Intervene provides flexibility to the user to choose figure colors, label text, size, resolution, and type to make them publication standard. To read the help of any module, the user can type intervene <subcommand> [venn, upset, pairwise] -h on the command line. A detailed documentation is provided as Supplementary Material and is available at http://inter-vene.readthedocs.io/.
3.1 Venn diagrams
Venn diagrams are the classical approach to show intersections of sets. There are several web-based applications, tools, and R packages available to visualize intersections of up-to 6 list sets. However, a very limited number of tools are available to visualize in up-to 5-way classical Venn diagrams of genomic region intersections (Zhu et al., 2010; Dale et al., 2011). Here, we are providing up-to 6-way classical, Chow-Ruskey and Edwards’ Euler/Venn diagrams to visualize the intersections of genomic regions or list sets. As an example, one might be interested to calculate the number of overlapping ChIP-seq peaks between different type of histone modification marks (H3K27ac, H3K4me3, and H3K27me3) (Fig. 1a, generated with the command intervene venn –test).
3.2 UpSet plots
When the number of sets exceeds four, Venn diagrams become difficult to read and interpret. An alternative and more effective approach is using UpSet plots to visualize the intersections. An R package and an interactive web-based tool are available at http://vcg.github.io/upset to visualize multiple list sets. However, there is no tool available to draw the UpSet plots for genomic region set intersections. Intervene’s upset subcommand can be used to visualize the intersection of multiple genomic region sets using UpSet plots. As an example, we show the same intersections of ChIP-seq peaks as in Fig. 1a but for 4 sets using an UpSet plot, and ranked the interactions by frequency (Fig. 1b, generated with the command intervene upset –test).This plot is easier to understand than the 4-way Venn diagram (Supplementary Material).

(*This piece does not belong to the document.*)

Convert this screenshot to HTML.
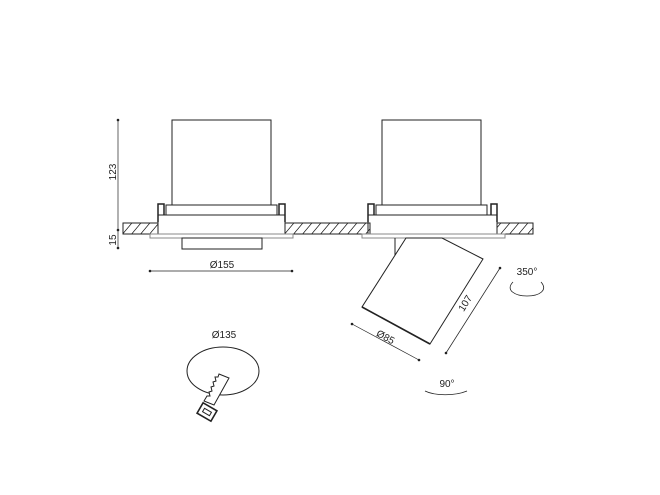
<!DOCTYPE html>
<html><head><style>html,body{margin:0;padding:0;background:#fff}svg{display:block}</style></head><body>
<svg width="660" height="495" viewBox="0 0 660 495" xmlns="http://www.w3.org/2000/svg" font-family="Liberation Sans, sans-serif">
<defs>
<pattern id="h" width="9" height="12" patternUnits="userSpaceOnUse" patternTransform="skewX(-40)">
<line x1="4" y1="0" x2="4" y2="12" stroke="#222" stroke-width="1"/></pattern>
</defs>
<g stroke="#222" stroke-width="1" fill="none">
<rect x="123" y="223" width="35" height="11" fill="url(#h)"/>
<rect x="285" y="223" width="85" height="11" fill="url(#h)"/>
<rect x="497" y="223" width="36" height="11" fill="url(#h)"/>
<rect x="172" y="120" width="99" height="85"/>
<rect x="166" y="205" width="111" height="10"/>
<rect x="158" y="215" width="127" height="19"/>
<rect x="150" y="234" width="143" height="4" stroke="#888"/>
<rect x="182" y="238" width="80" height="11"/>
<path d="M158 222 V204 H164 V215 M285 222 V204 H279 V215" stroke-width="1.5"/>
<rect x="382" y="120" width="99" height="85"/>
<rect x="376" y="205" width="111" height="10"/>
<rect x="368" y="215" width="129" height="19"/>
<rect x="362" y="234" width="143" height="4" stroke="#888"/>
<path d="M368 222 V204 H374 V215 M497 222 V204 H491 V215" stroke-width="1.5"/>
<line x1="395" y1="238" x2="395" y2="255"/>
<polygon points="406,238 362,307 430,344 483,259 442,238" fill="#fff"/>
<line x1="362" y1="307" x2="430" y2="344" stroke-width="1.6"/>
<line x1="118" y1="120" x2="118" y2="248" stroke-width="0.7"/>
<line x1="150" y1="271" x2="292" y2="271" stroke-width="0.7"/>
<line x1="446" y1="353" x2="500" y2="268" stroke-width="0.7"/>
<line x1="352" y1="324" x2="419" y2="360" stroke-width="0.7"/>
<path d="M513 282 C505 290 515 296 527 296 C540 296 548 290 541 282" stroke-width="0.8"/>
<path d="M425 391 C435 396 455 396 467 391" stroke-width="0.8"/>
<ellipse cx="223" cy="371" rx="36" ry="24"/>
<path d="M219 374 L229 378 L214 405 L204 401 L207 396 L210 396 L209 392 L212 391 L211 387 L214 386 L213 382 L216 381 L215 377 L218 377 Z" fill="#fff"/>
<g transform="rotate(30 207 412)">
<rect x="199" y="406" width="16" height="12" fill="#fff" stroke-width="1.6"/>
<rect x="203" y="410" width="8" height="4"/>
</g>
</g>
<g fill="#222">
<circle cx="118" cy="120" r="1.3"/><circle cx="118" cy="230" r="1.3"/><circle cx="118" cy="248" r="1.3"/>
<circle cx="150" cy="271" r="1.3"/><circle cx="292" cy="271" r="1.3"/>
<circle cx="446" cy="353" r="1.3"/><circle cx="500" cy="268" r="1.3"/>
<circle cx="352" cy="324" r="1.3"/><circle cx="419" cy="360" r="1.3"/>
</g>
<g font-size="10" fill="#222">
<text transform="translate(116,172) rotate(-90)" text-anchor="middle">123</text>
<text transform="translate(116,240) rotate(-90)" text-anchor="middle">15</text>
<text x="222" y="268" text-anchor="middle">Ø155</text>
<text x="224" y="338" text-anchor="middle">Ø135</text>
<text transform="translate(384,340) rotate(28)" text-anchor="middle">Ø85</text>
<text transform="translate(468,305) rotate(-58)" text-anchor="middle">107</text>
<text x="527" y="275" text-anchor="middle">350°</text>
<text x="447" y="387" text-anchor="middle">90°</text>
</g>
</svg>
</body></html>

One advantage of the UpSet plot is its capacity to rank the intersections and alternatively hide combinations with zero intersections, which is not possible using Venn diagrams.

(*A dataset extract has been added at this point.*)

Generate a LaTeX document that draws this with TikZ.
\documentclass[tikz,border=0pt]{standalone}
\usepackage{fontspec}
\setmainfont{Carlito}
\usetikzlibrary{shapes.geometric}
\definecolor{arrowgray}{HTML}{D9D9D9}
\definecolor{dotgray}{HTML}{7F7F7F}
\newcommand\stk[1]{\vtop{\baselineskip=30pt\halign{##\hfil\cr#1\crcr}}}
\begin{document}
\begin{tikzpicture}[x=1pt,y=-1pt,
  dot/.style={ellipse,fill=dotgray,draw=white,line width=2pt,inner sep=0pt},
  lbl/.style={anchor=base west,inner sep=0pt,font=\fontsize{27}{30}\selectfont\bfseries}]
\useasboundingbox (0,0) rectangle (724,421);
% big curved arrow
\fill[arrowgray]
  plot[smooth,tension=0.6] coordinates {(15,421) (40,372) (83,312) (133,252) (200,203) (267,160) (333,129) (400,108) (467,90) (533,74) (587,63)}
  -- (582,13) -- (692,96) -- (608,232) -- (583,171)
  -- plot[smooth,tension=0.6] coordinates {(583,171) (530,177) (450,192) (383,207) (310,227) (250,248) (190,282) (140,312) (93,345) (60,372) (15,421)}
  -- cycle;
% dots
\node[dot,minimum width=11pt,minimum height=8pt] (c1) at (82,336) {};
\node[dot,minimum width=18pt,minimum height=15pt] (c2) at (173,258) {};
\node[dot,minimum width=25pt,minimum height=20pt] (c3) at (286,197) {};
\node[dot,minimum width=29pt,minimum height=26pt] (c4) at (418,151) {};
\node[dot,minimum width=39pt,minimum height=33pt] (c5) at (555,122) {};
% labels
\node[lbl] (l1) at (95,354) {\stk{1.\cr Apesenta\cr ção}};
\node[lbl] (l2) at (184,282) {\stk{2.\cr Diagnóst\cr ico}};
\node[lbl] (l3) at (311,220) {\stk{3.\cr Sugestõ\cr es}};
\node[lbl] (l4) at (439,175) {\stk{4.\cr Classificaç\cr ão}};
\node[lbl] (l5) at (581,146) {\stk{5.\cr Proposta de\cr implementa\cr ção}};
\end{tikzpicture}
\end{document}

3.3 Pairwise intersection heat maps
If the number of sets increases even more, visualizing all possible intersections becomes unfeasible by using Venn diagrams or UpSet plots. A possibility is to compute pairwise intersections and plot intersection ratios as a clustered heat map. Intervene’s pairwise module provides several traditional and statistical approaches (Favorov et al., 2012) to assess intersections, including number of overlaps, fraction of overlap, Jaccard statistics, Fisher's exact test, and distribution of relative distances. The user can choose from different styles of heat maps and clustering approaches. For example, one might be interested to calculate the pairwise intersection interms of Jaccard statistics of the super-enhancers in several cell-types ( Fig. 1c, generated using the command intervene pairwise –test).
4 Intervene Shiny App
Intervene also comes with a Shiny App to further explore and filter the results in an interactive way. Furthermore, Intervene’s command line interface also gives an option to produce results as text files, which can be easily imported to the Shiny App for interactive visualization and customization of plots. The Shiny App is freely available at https://asntech.shinyapps.io/intervene.
Funding
This work has been supported by the Norwegian Research Council, Helse Sør-Øst, and the University of Oslo through the Centre for Molecular Medicine Norway (NCMM), which is part of the Nordic European Molecular Biology Laboratory partnership for Molecular Medicine.
Conflict of Interest
none declared.
Acknowledgements
We thank Marius Gheorghe for his useful suggestions and testing the tool.